Ich kann dich verstehen!
Mir erging es nicht anders. Mein Ex-Freund und ich hatten eine mehr oder weniger schöne Beziehung. Wir hatten oft Streit und passten nicht zueinander, trotzdem wollte ich das die ganze Zeit nicht wahr haben. Er hat mich manipuliert, ist mir zwar nicht fremdgegangen, hatte aber ständig Kontakt zu seinen Ex-Freundinnen und zu anderen Frauen, mit denen er hinter meinem Rücken geflirtet hat und selbst war er eigentlich in einem instabilen, geistigen Zustand. Ich würde mal sagen, dass er ein Soziopath war. Irgedwann kam mir die Einsicht, dass er zum Ende hin an meinem Leid und meiner Verzweiflung Gefallen fand. Er wollte mir weh tun. Er hat angefangen bei seinen Freunden zu prahlen, was er mir wieder angetan hat und wie verzweifelt ich doch war. (Bekam ich alles über diese Freunde mit, die natürlich anfingen auf meiner Seite zu stehen und sich von ihm abzuwenden. "Der ist doch verrückt geworden", sagten sie über ihn.)
Ich habe zwei Jahre lang unter diesem Tyrann gelitten. Bis ich endlich den Mut fand und ihn entgültig verließ. Die wohl beste Entscheidung meines Lebens. Das ist nun vier Jahre her. Ich brauchte ewig, bis ich endlich wieder glücklich war und mich wohl in meiner Haut fühlte. Denn ich fühlte mich immer, als wäre ich Schuld gewesen. Als hätte ich irgendetwas verbrochen, dass ihn zu diesem Handeln trieb. Was NICHT stimmte! Mit dir ist rein gar nichts falsch! Das dich dein Ex betrogen hat, ist eine Charakterschwäche seinerseits und nicht deine! Das must du dir immer wieder bewusst machen.

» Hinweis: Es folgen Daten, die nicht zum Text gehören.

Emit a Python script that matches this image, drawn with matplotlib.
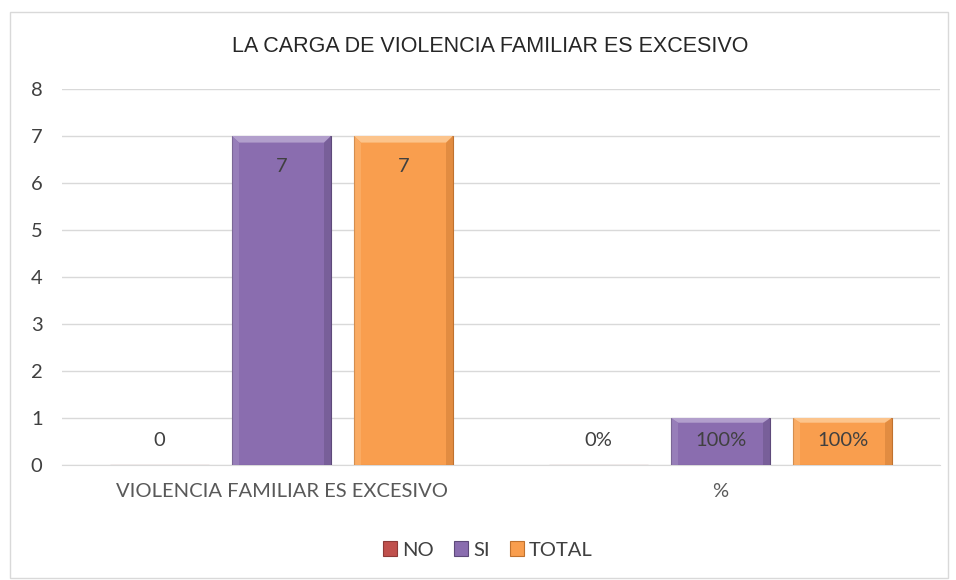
import matplotlib
matplotlib.use("Agg")
import matplotlib.pyplot as plt
from matplotlib.patches import Polygon, Rectangle
import numpy as np

categories = ["VIOLENCIA FAMILIAR ES EXCESIVO", "%"]
series_names = ["NO", "SI", "TOTAL"]
no_vals = [0, 0]
si_vals = [7, 1]
total_vals = [7, 1]
no_labels = ["0", "0%"]
si_labels = ["7", "100%"]
total_labels = ["7", "100%"]
yticks = [0, 1, 2, 3, 4, 5, 6, 7, 8]
title = "LA CARGA DE VIOLENCIA FAMILIAR ES EXCESIVO"

colors = {"NO": "#C0504D", "SI": "#8A6DAF", "TOTAL": "#F99E4E"}
light = {"NO": "#D98684", "SI": "#B29FCC", "TOTAL": "#FCC48C"}
dark = {"NO": "#8E3A38", "SI": "#5E4A7A", "TOTAL": "#C0722F"}

FONT = "Lato"
FS = 14.5

fig = plt.figure(figsize=(9.56, 5.8), dpi=100)
fig.patch.set_facecolor("white")
fig.add_artist(Rectangle((10/956, 2/580), 938/956, 566/580, transform=fig.transFigure,
                         fill=False, edgecolor="#D9D9D9", linewidth=1))

ax = fig.add_axes([62/956, 115/580, 878/956, 376/580])
ax.set_ylim(0, 8)
ax.set_xlim(-0.5, 1.5)
x = np.arange(len(categories))
width = 0.225
step = 0.278

def draw(vals, labels, offset, name):
    bars = ax.bar(x + offset, vals, width, color=colors[name], edgecolor=dark[name],
                  linewidth=0.8, zorder=3)
    for b, v, lab in zip(bars, vals, labels):
        if v > 0:
            x0 = b.get_x(); x1 = x0 + b.get_width(); h = b.get_height()
            bw = 0.016; bh = 0.14 if h > 2 else 0.1
            ax.add_patch(Polygon([(x0, h), (x1, h), (x1 - bw, h - bh), (x0 + bw, h - bh)],
                                 closed=True, facecolor=light[name], edgecolor="none", zorder=4))
            ax.add_patch(Polygon([(x1, h), (x1, 0), (x1 - bw, 0), (x1 - bw, h - bh)],
                                 closed=True, facecolor=dark[name], edgecolor="none", alpha=0.4, zorder=4))
            ax.add_patch(Polygon([(x0, h), (x0, 0), (x0 + bw, 0), (x0 + bw, h - bh)],
                                 closed=True, facecolor=light[name], edgecolor="none", alpha=0.35, zorder=4))
        ypos = max(v - 0.65, 0.53)
        ax.text(b.get_x() + b.get_width()/2, ypos, lab, ha="center", va="center",
                fontsize=FS, color="#404040", family=FONT, zorder=5)
    return bars

h_no = draw(no_vals, no_labels, -step, "NO")
h_si = draw(si_vals, si_labels, 0, "SI")
h_tot = draw(total_vals, total_labels, step, "TOTAL")

ax.set_yticks(yticks)
ax.set_yticklabels([str(t) for t in yticks], fontsize=FS, color="#404040", family=FONT)
ax.set_xticks(x)
ax.set_xticklabels(categories, fontsize=FS, color="#595959", family=FONT)
ax.tick_params(axis="y", length=0, pad=14)
ax.tick_params(axis="x", length=0, pad=13)
ax.grid(axis="y", color="#D9D9D9", linewidth=1, zorder=0)
ax.set_axisbelow(True)
for s in ["top", "right", "left"]:
    ax.spines[s].set_visible(False)
ax.spines["bottom"].set_color("#D9D9D9")

fig.text(490/956, 1 - 46/580, title, ha="center", va="center", fontsize=15.5,
         color="#262626", family="Liberation Sans")

leg = fig.legend([h_no, h_si, h_tot], series_names, loc="center", bbox_to_anchor=(488/956, 1 - 550/580),
                 ncol=3, frameon=False, handlelength=0.7, handleheight=0.7,
                 handletextpad=0.25, columnspacing=1.0, prop={"family": FONT, "size": FS})
for t in leg.get_texts():
    t.set_color("#404040")

fig.savefig("out.png", dpi=100, facecolor="white")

Das du die Zeit vermisst ist nicht ungewöhnlich. Das ist ganz normal. Du willst die Sicherheit wieder, die Geborgenheit, die er dir einst gab. Du willst dich wieder so fühlen, wie du dich gefühlt hast, als du das erste Mal verliebt warst. So als wäre diese Bindung endlos, weil du noch nie von jemandem hintergangen wurdest, den du geliebt hast. (Nehme ich jetzt mal an.)
Aber du musst dir leider auch bewusst machen, dass dieses Gefühl nicht mehr zurückkommt. Jedenfalls nicht bei ihm. Das du Bedenken hast, jemandem zu vertrauen, ist auch ganz natürlich. Es ist, als hättest du einen Unfall gehabt. Ein rotes Auto hat dich von Rechts erwischt. Was wirst du nun tun, wenn du ein rotes Auto siehst? Natürlich zusammenzucken. Du willst dich in Sicherheit bringen, da du schon mal von einem roten Auto verletzt wurdest. Aber nicht jedes rote Auto wird dich über den Haufen fahren wollen. ;-) Wieder den Mut zu fassen, einer anderen Person zu Vertrauen und ihr so viel Macht zu geben, dich zu verletzten, ist schwer. Denn man hat ja immer noch die Erinnerung daran, wie man darum kämpfen musste, wieder heil zu werden. Und man will nicht wieder diesen Kampf durchstehen.
Aber mit der Zeit wird es leichter werden. Ohne Mut zum Vertrauen wirst du nie Frieden mit dir und mit anderen Menschen schließen.
Was ich dir ans Herz legen kann: Vielleicht denkst du über eine Therapie nach. Ein paar Stunden nur, in denen du aufarbeiten kannst, was dir wiederfahren ist. Ich habe das selbst gemacht und siehe da, mir ging es schnell sehr viel besser. Du wirst vielleicht hin und wieder daran denken, aber du wirst irgendwann nicht mehr traurig den Blick senken, sondern den Kopf erheben, lächeln und sagen: "Ich bin wer ich bin, weil ich das überlebt habe. Und ich bin nicht dein Produkt, sondern ein wundervoller Mensch, welcher du vielleicht nie sein wirst."
Ich hoffe sehr, dass ich dir helfen konnte.